● **TASK TO COMPLETE**
The answer is one number: how many lines in the data below hold "this".

● **INFORMATION PROVIDED**

◆ ◆ ◆ ◆ ◆

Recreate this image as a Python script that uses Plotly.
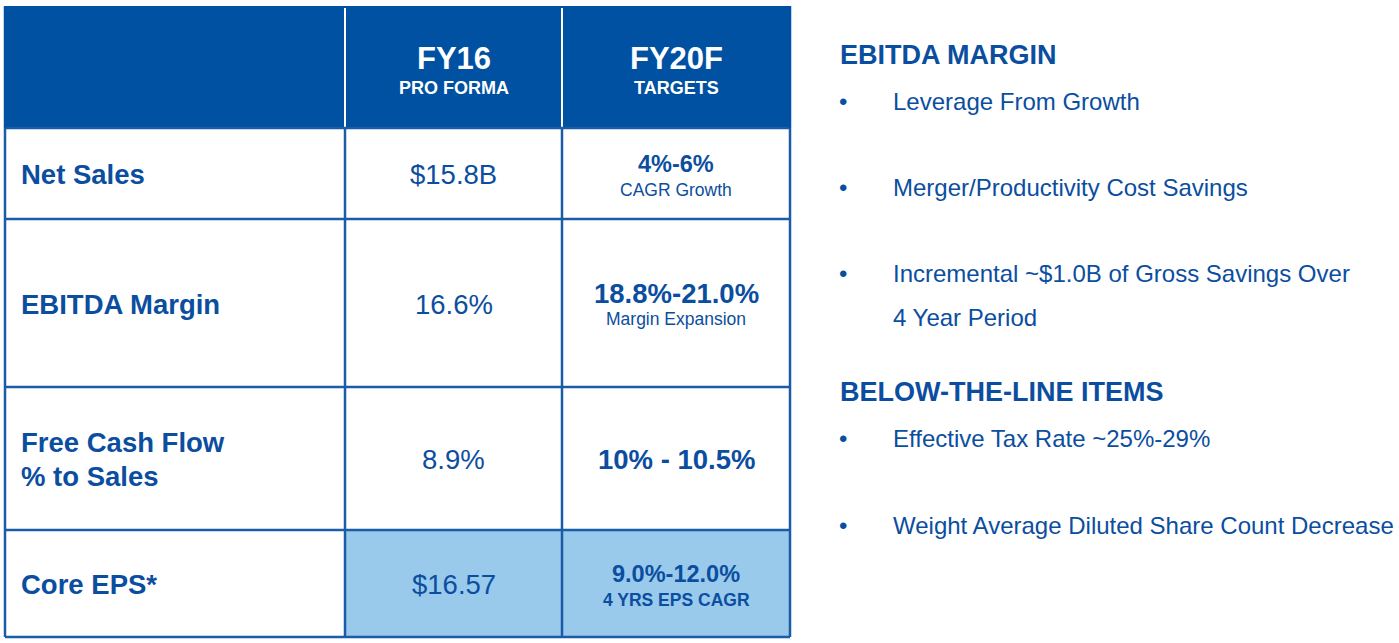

◆ ◆ ◆ ◆ ◆

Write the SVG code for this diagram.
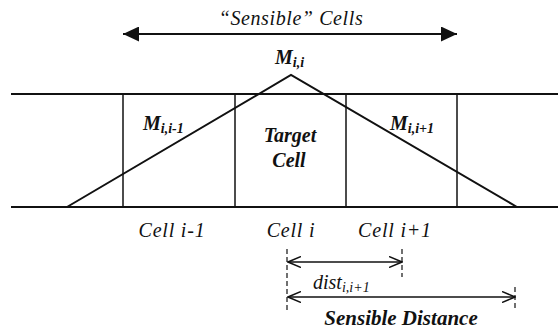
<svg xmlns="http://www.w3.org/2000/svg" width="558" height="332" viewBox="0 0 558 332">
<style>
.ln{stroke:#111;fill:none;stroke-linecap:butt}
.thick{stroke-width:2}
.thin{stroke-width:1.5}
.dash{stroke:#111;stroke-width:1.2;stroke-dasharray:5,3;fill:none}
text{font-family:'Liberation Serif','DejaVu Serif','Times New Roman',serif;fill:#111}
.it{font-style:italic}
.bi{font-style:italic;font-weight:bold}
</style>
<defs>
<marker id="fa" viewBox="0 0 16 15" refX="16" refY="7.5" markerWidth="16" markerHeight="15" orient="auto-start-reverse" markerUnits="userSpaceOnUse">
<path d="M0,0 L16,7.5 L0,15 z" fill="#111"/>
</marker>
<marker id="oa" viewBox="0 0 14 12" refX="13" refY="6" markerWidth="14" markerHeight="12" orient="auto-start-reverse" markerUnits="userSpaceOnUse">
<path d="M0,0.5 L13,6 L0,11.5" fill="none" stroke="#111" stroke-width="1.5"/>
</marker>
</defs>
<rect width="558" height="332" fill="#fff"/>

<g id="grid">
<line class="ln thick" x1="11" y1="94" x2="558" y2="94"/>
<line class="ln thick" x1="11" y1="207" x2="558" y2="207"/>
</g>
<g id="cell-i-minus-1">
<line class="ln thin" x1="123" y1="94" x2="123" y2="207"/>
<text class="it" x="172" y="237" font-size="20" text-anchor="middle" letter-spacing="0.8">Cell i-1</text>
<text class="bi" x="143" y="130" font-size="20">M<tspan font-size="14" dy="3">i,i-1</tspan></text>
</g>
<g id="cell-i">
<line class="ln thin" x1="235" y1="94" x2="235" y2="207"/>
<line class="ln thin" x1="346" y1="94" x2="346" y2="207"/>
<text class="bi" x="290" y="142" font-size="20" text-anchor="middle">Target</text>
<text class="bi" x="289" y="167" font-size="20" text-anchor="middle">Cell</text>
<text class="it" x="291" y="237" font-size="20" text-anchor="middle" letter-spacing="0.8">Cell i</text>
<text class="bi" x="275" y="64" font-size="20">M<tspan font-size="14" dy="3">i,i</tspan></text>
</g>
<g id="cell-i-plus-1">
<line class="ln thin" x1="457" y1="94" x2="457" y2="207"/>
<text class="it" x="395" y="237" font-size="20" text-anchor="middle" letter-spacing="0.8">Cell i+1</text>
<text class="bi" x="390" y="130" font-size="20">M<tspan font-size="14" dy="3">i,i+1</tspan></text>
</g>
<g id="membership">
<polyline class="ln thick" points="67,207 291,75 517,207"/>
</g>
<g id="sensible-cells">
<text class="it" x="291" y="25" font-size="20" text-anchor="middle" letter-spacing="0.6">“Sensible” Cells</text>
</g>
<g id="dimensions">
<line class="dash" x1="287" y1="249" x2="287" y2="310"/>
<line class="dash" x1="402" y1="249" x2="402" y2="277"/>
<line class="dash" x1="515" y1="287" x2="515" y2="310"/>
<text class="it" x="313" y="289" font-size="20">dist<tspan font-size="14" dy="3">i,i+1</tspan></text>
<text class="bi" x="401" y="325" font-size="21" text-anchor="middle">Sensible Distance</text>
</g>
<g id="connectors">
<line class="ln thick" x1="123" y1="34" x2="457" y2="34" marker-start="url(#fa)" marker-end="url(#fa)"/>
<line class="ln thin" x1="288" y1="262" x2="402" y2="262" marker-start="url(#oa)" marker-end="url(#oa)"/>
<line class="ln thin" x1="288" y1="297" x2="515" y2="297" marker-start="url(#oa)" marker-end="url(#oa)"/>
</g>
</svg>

◆ ◆ ◆ ◆ ◆

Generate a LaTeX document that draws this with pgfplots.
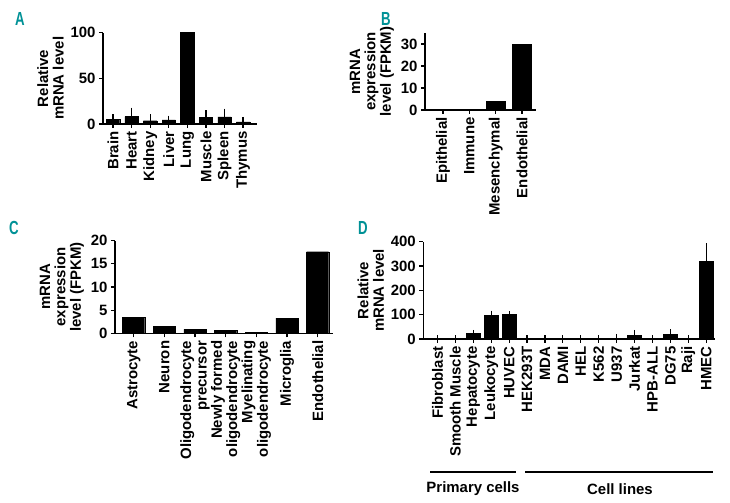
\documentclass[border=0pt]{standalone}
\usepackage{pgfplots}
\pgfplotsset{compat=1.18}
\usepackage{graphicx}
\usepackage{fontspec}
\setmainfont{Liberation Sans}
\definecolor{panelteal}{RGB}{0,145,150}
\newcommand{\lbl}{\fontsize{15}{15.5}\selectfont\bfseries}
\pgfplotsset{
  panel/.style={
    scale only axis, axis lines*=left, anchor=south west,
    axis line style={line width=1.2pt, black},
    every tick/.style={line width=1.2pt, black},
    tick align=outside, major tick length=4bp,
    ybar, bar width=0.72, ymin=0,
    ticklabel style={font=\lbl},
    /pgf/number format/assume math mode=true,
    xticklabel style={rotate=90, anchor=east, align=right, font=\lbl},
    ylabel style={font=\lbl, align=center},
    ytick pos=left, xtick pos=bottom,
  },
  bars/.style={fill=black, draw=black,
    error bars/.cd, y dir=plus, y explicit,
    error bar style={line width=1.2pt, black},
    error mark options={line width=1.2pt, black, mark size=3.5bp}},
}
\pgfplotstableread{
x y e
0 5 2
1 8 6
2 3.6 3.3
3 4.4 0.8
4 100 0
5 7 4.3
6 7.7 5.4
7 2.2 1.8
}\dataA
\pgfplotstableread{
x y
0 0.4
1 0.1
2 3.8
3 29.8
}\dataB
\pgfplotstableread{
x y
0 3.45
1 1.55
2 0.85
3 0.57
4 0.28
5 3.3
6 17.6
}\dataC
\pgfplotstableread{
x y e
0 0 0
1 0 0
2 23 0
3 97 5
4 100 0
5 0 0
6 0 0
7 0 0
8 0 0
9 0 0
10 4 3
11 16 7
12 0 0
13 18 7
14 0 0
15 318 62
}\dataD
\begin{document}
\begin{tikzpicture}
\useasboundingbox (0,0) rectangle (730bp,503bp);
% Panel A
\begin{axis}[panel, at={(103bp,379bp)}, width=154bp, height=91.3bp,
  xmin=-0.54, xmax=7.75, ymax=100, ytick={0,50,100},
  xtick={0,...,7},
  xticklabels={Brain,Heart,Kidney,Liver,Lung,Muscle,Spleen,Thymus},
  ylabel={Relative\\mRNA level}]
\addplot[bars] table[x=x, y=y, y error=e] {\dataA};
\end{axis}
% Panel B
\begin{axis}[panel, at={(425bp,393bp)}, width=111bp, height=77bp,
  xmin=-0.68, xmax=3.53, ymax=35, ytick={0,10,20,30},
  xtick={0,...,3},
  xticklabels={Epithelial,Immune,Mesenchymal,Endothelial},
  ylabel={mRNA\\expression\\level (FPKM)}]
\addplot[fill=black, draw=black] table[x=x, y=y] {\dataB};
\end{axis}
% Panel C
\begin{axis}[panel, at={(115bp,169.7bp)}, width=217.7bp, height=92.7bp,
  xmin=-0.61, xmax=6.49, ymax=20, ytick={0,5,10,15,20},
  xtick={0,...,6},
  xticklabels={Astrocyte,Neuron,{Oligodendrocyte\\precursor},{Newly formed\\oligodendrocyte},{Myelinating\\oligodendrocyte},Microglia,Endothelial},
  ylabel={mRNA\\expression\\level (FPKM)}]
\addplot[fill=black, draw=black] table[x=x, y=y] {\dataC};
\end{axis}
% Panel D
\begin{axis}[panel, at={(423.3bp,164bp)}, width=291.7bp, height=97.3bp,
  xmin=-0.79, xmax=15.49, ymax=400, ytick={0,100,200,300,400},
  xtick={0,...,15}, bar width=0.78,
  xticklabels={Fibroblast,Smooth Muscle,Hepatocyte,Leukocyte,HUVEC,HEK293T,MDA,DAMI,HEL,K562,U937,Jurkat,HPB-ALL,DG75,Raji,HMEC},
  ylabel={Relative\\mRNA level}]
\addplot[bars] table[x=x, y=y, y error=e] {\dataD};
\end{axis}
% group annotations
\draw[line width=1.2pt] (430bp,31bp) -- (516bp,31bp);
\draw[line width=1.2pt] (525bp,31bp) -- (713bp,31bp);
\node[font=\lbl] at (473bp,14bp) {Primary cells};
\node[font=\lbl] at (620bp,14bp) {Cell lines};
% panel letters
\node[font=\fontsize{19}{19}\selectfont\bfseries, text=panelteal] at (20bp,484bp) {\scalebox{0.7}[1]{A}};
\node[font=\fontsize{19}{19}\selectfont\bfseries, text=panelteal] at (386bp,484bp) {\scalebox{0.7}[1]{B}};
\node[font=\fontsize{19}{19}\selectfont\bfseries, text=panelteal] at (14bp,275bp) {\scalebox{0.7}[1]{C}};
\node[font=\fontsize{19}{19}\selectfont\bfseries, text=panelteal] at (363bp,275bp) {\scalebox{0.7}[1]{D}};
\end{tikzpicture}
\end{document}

◆ ◆ ◆ ◆ ◆

● **THE SOLUTION**
3